There is so much I do not know. But I do know that our lives are in God's hands. I do know that God's love for us has no boundary. I do know that there is someone to heal us. There is someone to make us well. There is someone to soothe the pain and mend the heart. I know it is so.
The weeping prophet Jeremiah, who wishes his eyes might be like fountains because his need to cry for his people is so great, asks with sorrow in his voice, "Is there no balm in Gilead?" Is there nothing to make it better? Is there no one to save us?
Know the answer? I do. This answer is yes: Yes, there is a balm to make the wounded whole. Yes, there is something, someone to make it better. Yes, there is someone to save us. Yes, there is a balm to heal the sin-sick soul. The answer is yes. I know it is so. That's why I'm here. And I suppose that's why you're here, because you know it is so, too.
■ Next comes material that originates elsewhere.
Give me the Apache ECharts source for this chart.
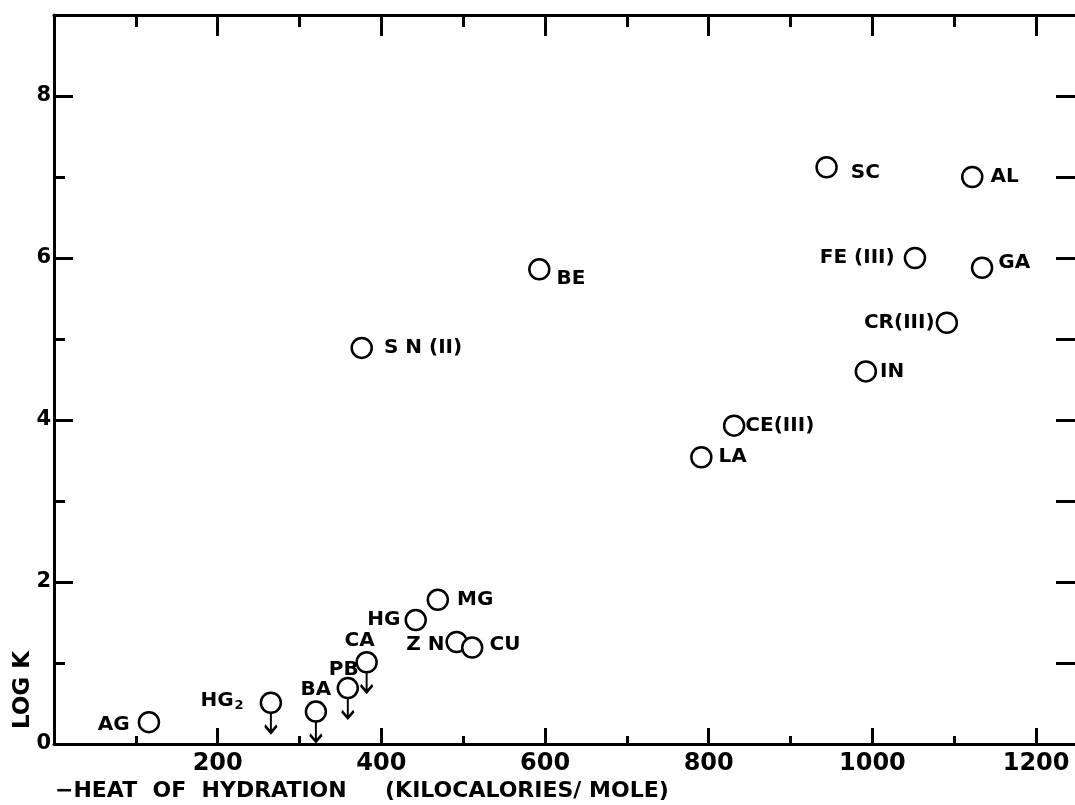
<!DOCTYPE html>
<html>
<head>
<meta charset="utf-8">
<title>Log K vs heat of hydration</title>
<script src="https://cdn.jsdelivr.net/npm/echarts@6/dist/echarts.min.js"></script>
<style>
  html, body { margin: 0; padding: 0; background: #fff; }
  #chart { width: 1075px; height: 805px; }
</style>
</head>
<body>
<div id="chart"></div>
<script>
// 数据：每个离子的水合热和 log K
const ions = ['AG', 'HG2', 'BA', 'PB', 'CA', 'HG', 'MG', 'ZN', 'CU', 'SN(II)', 'BE', 'LA', 'CE(III)', 'IN', 'SC', 'FE(III)', 'CR(III)', 'AL', 'GA'];
const ionLabels = ['AG', 'HG{sub|2}', 'BA', 'PB', 'CA', 'HG', 'MG', 'Z N', 'CU', 'S N (II)', 'BE', 'LA', 'CE(III)', 'IN', 'SC', 'FE (III)', 'CR(III)', 'AL', 'GA'];
const heat = [116, 265, 320, 359, 382, 442, 469, 492, 511, 376, 593, 791, 831, 992, 944, 1052, 1091, 1122, 1134];
const logK = [0.27, 0.51, 0.40, 0.69, 1.01, 1.53, 1.78, 1.26, 1.19, 4.89, 5.86, 3.54, 3.93, 4.60, 7.12, 6.00, 5.20, 7.00, 5.88];
// 只给出上限的点（画向下箭头）
const upperLimit = ['HG2', 'BA', 'PB', 'CA'];
const xTicks = [200, 400, 600, 800, 1000, 1200];
const yTicks = [0, 2, 4, 6, 8];

// 标签摆放（样式）
const labelPlace = {
    'AG': { position: 'left', distance: 8, offset: [0, 3] },
    'HG2': { position: 'left', distance: 16, offset: [0, -2] },
    'BA': { position: 'top', distance: 1 },
    'PB': { position: 'top', distance: -3, offset: [-4, 0] },
    'CA': { position: 'top', distance: 0, offset: [-7, 0] },
    'HG': { position: 'left', distance: 4 },
    'MG': { position: 'right', distance: 8 },
    'ZN': { position: 'left', distance: 1, offset: [0, 3] },
    'CU': { position: 'right', distance: 6, offset: [0, -3] },
    'SN(II)': { position: 'right', distance: 11 },
    'BE': { position: 'right', distance: 6, offset: [0, 9] },
    'LA': { position: 'right', distance: 6 },
    'CE(III)': { position: 'right', distance: 0 },
    'IN': { position: 'right', distance: 3 },
    'SC': { position: 'right', distance: 13, offset: [0, 6] },
    'FE(III)': { position: 'left', distance: 9 },
    'CR(III)': { position: 'left', distance: 1 },
    'AL': { position: 'right', distance: 7 },
    'GA': { position: 'right', distance: 5, offset: [0, -5] }
};

const FONT = 'DejaVu Sans';
const INK = '#000';

const pointData = ions.map((name, i) => ({
    name: name,
    value: [heat[i], logK[i]],
    label: Object.assign({ show: true, formatter: ionLabels[i] }, labelPlace[name])
}));

const arrowData = ions
    .map((name, i) => ({ name: name, value: [heat[i], logK[i]] }))
    .filter(d => upperLimit.indexOf(d.name) >= 0);

const chart = echarts.init(document.getElementById('chart'), null, { renderer: 'canvas' });

const tickShow = (list) => (v) => list.indexOf(v) >= 0 ? String(v) : '';
const line = { onZero: false, lineStyle: { color: INK, width: 3 } };
const tickStyle = { color: INK, width: 3 };

const option = {
    backgroundColor: '#fff',
    animation: false,
    // 右边框在画面外
    grid: { left: 54, top: 15, width: 1023, height: 729, containLabel: false, outerBoundsMode: 'none' },
    xAxis: [
        {
            type: 'value', position: 'bottom', min: 0, max: 1250, interval: 200,
            axisLine: line,
            axisTick: { inside: true, length: 16, lineStyle: tickStyle },
            minorTick: { show: true, splitNumber: 2, length: 8, lineStyle: tickStyle },
            splitLine: { show: false },
            axisLabel: {
                margin: 8, color: INK, fontFamily: FONT, fontWeight: 'bold', fontSize: 24,
                formatter: tickShow(xTicks)
            }
        },
        {
            type: 'value', position: 'top', min: 0, max: 1250, interval: 200,
            axisLine: line,
            axisTick: { inside: true, length: 21, lineStyle: tickStyle },
            minorTick: { show: true, splitNumber: 2, length: 12, lineStyle: tickStyle },
            splitLine: { show: false },
            axisLabel: { show: false }
        }
    ],
    yAxis: [
        {
            type: 'value', position: 'left', min: 0, max: 9, interval: 2,
            axisLine: line,
            axisTick: { inside: true, length: 19, lineStyle: tickStyle },
            minorTick: { show: true, splitNumber: 2, length: 11, lineStyle: tickStyle },
            splitLine: { show: false },
            axisLabel: {
                margin: 3, color: INK, fontFamily: FONT, fontWeight: 'bold', fontSize: 21,
                formatter: tickShow(yTicks)
            }
        },
        {
            type: 'value', position: 'right', min: 0, max: 9, interval: 1,
            axisLine: line,
            axisTick: { inside: true, length: 21, lineStyle: tickStyle },
            splitLine: { show: false },
            axisLabel: { show: false }
        }
    ],
    graphic: [
        {
            type: 'text', left: 55, top: 780,
            style: {
                text: '\u2212HEAT  OF  HYDRATION     (KILOCALORIES/ MOLE)',
                fontFamily: FONT, fontWeight: 'bold', fontSize: 22, fill: INK
            }
        },
        {
            type: 'text', x: 23, y: 690, rotation: Math.PI / 2,
            style: {
                text: 'LOG K', fontFamily: FONT, fontWeight: 'bold', fontSize: 23, fill: INK,
                align: 'center', verticalAlign: 'middle'
            }
        }
    ],
    series: [
        {
            type: 'scatter',
            symbol: 'circle',
            symbolSize: 20,
            itemStyle: { color: '#fff', borderColor: INK, borderWidth: 2.5, opacity: 1 },
            label: {
                color: INK, fontFamily: FONT, fontWeight: 'bold', fontSize: 20,
                rich: { sub: { fontFamily: FONT, fontWeight: 'bold', fontSize: 13, color: INK, verticalAlign: 'bottom', padding: [10, 0, 0, 1] } }
            },
            emphasis: { disabled: true },
            data: pointData,
            z: 3
        },
        {
            type: 'scatter',
            symbol: 'path://M6,0L6,20M1,13L6,20L11,13',
            symbolSize: [12, 20],
            symbolOffset: [0, 20],
            itemStyle: { color: 'none', borderColor: INK, borderWidth: 2.5, opacity: 1 },
            emphasis: { disabled: true },
            data: arrowData,
            z: 2
        }
    ]
};

chart.setOption(option);
</script>
</body>
</html>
Or you suspect it is so. Or you hope it is so.
Friends, the tear-stained face of Jesus is a reminder that our suffering is God's suffering. Our pain is God's pain. God became flesh in Jesus because God has promised not to leave us alone. The cross is the sign of God's commitment to this world, God's commitment to us, God's commitment to you. In the cross, God's love intersects our sorrow. In the cross, our lives are inextricably linked with God's life. You can see that for yourselves. You can see that in every cross. You can see that in your own life.
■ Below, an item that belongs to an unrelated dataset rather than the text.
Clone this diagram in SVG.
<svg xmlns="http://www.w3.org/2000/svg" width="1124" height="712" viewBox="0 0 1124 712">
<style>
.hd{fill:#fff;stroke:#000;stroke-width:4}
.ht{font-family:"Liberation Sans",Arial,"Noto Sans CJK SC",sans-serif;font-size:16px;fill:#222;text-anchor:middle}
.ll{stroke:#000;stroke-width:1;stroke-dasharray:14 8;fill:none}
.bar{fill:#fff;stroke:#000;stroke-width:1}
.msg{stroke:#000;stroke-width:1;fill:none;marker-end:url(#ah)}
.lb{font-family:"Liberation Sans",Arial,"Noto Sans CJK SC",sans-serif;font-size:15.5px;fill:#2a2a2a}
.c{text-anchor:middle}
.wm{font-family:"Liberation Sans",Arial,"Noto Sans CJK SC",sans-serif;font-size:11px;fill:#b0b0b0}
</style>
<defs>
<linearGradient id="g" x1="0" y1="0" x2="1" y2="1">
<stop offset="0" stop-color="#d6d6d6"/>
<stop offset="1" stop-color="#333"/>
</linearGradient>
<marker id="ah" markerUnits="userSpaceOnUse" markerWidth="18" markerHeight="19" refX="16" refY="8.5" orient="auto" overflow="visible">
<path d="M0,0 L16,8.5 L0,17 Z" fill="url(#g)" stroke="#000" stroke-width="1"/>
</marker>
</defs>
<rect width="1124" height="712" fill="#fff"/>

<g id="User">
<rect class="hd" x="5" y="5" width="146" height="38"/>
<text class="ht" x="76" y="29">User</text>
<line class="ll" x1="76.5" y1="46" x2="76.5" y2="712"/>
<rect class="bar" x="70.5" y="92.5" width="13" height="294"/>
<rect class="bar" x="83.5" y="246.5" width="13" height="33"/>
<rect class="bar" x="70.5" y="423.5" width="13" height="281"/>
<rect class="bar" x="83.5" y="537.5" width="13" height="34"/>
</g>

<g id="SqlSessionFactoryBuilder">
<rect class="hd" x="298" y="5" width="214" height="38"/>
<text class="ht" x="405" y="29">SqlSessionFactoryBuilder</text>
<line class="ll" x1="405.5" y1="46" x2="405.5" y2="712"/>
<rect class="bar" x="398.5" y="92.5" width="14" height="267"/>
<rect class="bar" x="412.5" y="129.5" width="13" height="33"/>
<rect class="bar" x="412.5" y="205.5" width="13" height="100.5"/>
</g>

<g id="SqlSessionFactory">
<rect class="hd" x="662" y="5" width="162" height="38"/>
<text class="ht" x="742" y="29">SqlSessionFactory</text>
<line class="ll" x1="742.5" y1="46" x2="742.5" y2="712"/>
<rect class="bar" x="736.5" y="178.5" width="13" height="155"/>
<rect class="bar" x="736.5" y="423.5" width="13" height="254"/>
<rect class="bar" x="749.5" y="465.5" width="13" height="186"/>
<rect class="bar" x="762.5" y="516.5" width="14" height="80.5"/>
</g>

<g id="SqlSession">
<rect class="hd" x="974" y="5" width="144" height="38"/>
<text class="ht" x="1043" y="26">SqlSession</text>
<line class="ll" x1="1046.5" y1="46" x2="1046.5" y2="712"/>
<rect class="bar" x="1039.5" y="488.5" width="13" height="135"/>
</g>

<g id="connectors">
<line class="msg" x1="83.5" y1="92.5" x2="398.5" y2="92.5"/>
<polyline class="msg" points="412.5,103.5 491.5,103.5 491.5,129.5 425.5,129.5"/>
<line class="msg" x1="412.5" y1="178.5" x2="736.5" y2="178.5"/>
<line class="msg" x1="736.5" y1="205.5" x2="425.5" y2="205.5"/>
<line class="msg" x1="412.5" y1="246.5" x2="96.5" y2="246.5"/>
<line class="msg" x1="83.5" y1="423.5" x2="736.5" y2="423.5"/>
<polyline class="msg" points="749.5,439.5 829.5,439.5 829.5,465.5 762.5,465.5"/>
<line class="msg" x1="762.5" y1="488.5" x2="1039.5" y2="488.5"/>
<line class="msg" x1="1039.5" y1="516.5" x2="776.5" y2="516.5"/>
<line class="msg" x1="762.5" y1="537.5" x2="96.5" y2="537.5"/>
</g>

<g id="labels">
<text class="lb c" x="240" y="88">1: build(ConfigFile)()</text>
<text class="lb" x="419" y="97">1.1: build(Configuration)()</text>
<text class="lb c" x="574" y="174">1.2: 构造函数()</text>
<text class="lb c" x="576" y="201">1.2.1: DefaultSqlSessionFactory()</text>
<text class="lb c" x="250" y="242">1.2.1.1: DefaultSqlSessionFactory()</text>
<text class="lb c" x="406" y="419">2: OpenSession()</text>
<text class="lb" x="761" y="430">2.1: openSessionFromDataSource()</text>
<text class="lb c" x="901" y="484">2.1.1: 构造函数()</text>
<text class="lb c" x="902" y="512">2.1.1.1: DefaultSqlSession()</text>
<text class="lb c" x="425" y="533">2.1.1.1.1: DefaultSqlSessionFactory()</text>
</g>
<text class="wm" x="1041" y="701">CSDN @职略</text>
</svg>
The summer is past. The seasons are changing. Time is moving. The one whose love heals and soothes and makes us whole gives us a new chance to keep those promises and follow through on those good intentions and make those dreams come true and see those hopes come to pass. Friends, we have been saved. The news is good. I know it is so. There is a balm in Gilead. Hallelujah!
____________
1. Interview with Anne McCracken and Mary Semel, eds., A Broken Heart Still Beats: After a Child Dies on National Public Radio, October 7, 1998.
2. "Shake and Move the House of the Lord," Presbyterian Outlook, vol. 180, no. 31 (September 28, 1998, 4).